In a note to clients this week, the firm offered key strategies for navigating current market conditions, answering the pressing question: "So, it's time to get active, but what do I buy?"
Bank of America suggests focusing on five key themes that align with near-term risks and opportunities:
Dividend-Yielding Stocks: As the Federal Reserve is expected to commence rate cuts in September, Bank of America notes that "a drop in money market yields could drive a shift in retiree assets into higher dividend-yielding stocks."
They highlight that 75 S&P 500 companies are expected to offer a higher dividend yield over the next three years than the current three-year U.S. Treasury yield.
Stocks That Out-Earn the Cost of Capital: With shifting economic conditions, Bank of America screens for companies that "can out-earn their cost of capital," emphasizing that these stocks are highly sought after, especially as the cost of equity becomes more sensitive to various inputs.
High-Quality Small Caps: Despite a recent 10% pullback in small caps, Bank of America still sees alpha opportunities in this sector.

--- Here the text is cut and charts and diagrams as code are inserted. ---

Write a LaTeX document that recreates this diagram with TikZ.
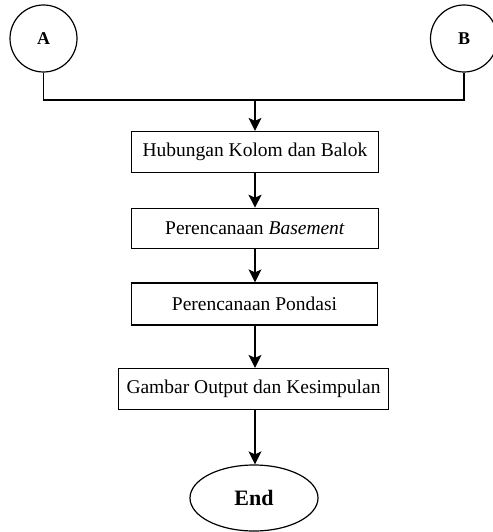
\documentclass[tikz,border=0pt]{standalone}
\usepackage{fontspec}
\setmainfont{Liberation Serif}
\usetikzlibrary{arrows.meta,shapes.geometric}
\begin{document}
\begin{tikzpicture}[x=1pt,y=-1pt,
  line width=1.2pt,
  conn/.style={circle,draw,minimum size=67pt,inner sep=0pt,font=\fontsize{18}{18}\selectfont\bfseries},
  stepbox/.style={draw,rectangle,inner sep=0pt,font=\fontsize{19.5}{21}\selectfont},
  endnode/.style={ellipse,draw,minimum width=128pt,minimum height=66pt,inner sep=0pt,font=\fontsize{22}{22}\selectfont\bfseries},
  arr/.style={-{Stealth[length=13pt,width=13pt,inset=3pt]}}]
\useasboundingbox (0,0) rectangle (492,532);
\node[conn] (A) at (43.5,38.5) {A};
\node[conn] (B) at (464,38.5) {B};
\coordinate (J) at (255,100);
\node[stepbox,minimum width=247pt,minimum height=41pt] (b1) at (255,152) {Hubungan Kolom dan Balok};
\node[stepbox,minimum width=247pt,minimum height=40pt] (b2) at (255,228.3) {Perencanaan \textit{Basement}};
\node[stepbox,minimum width=246pt,minimum height=42pt] (b3) at (254.5,304) {Perencanaan Pondasi};
\node[stepbox,minimum width=270pt,minimum height=41pt] (b4) at (253.5,389) {Gambar Output dan Kesimpulan};
\node[endnode] (e) at (254,498) {End};
\draw (A.south) -- (A.south |- J) -- (B.south |- J) -- (B.south);
\draw[arr] (J) -- (J |- b1.north);
\draw[arr] (b1.south -| J) -- (J |- b2.north);
\draw[arr] (b2.south -| J) -- (J |- b3.north);
\draw[arr] (b3.south -| J) -- (J |- b4.north);
\draw[arr] (b4.south -| J) -- (J |- e.north);
\end{tikzpicture}
\end{document}
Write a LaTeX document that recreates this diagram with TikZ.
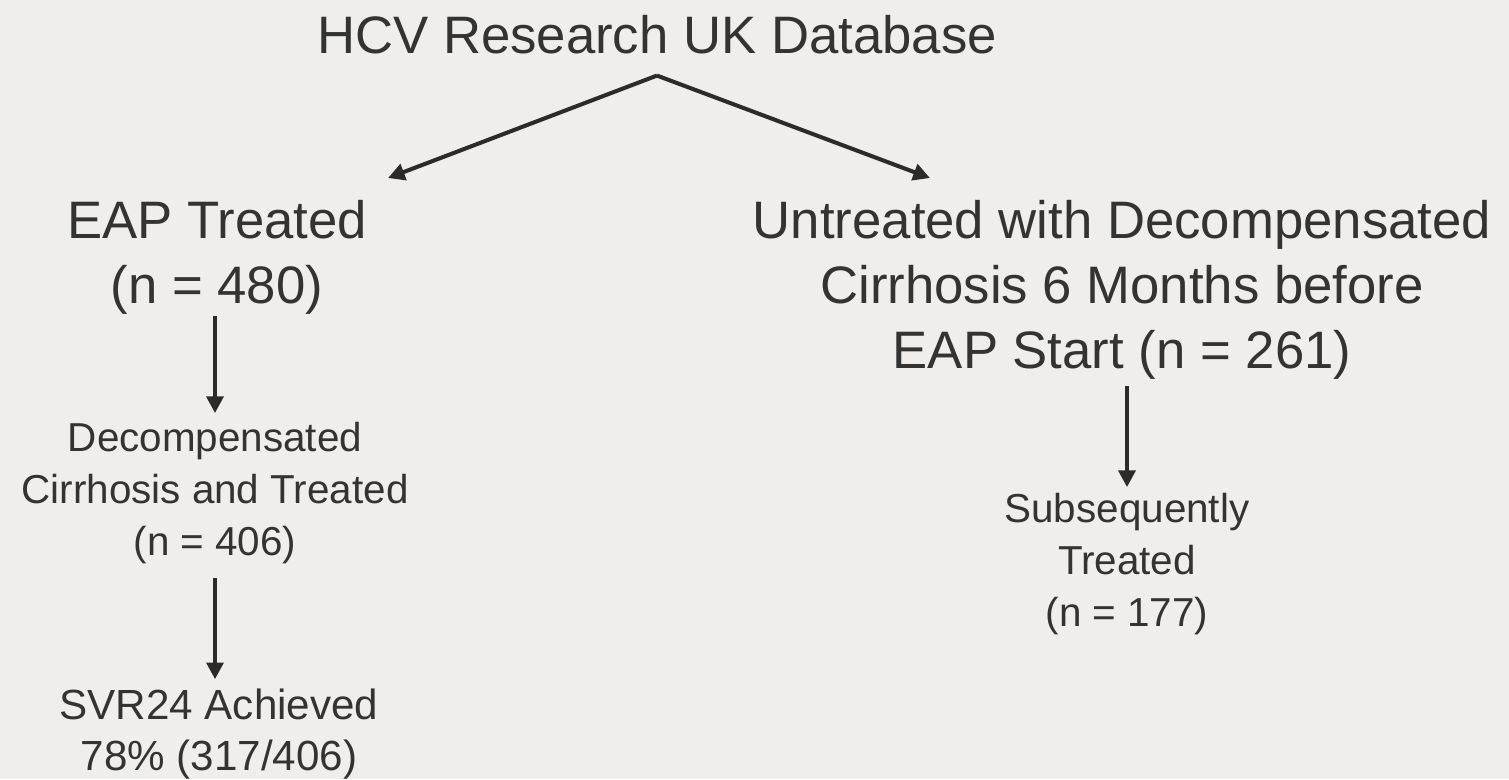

They recommend focusing on "high-quality inexpensive small caps with positive revisions and low refinancing risk."
Buying the Dip in Tech: Although the Nasdaq 100 is down 11% from its peak, Bank of America advises that some tech stocks "will still emerge as secular winners" and may now offer a more attractive entry point.
High-Quality Hedges Against Volatility: With higher volatility likely to persist, the firm recommends hedging with "high-quality stocks" that offer earnings and dividend stability, which are historically proven to be effective during turbulent times.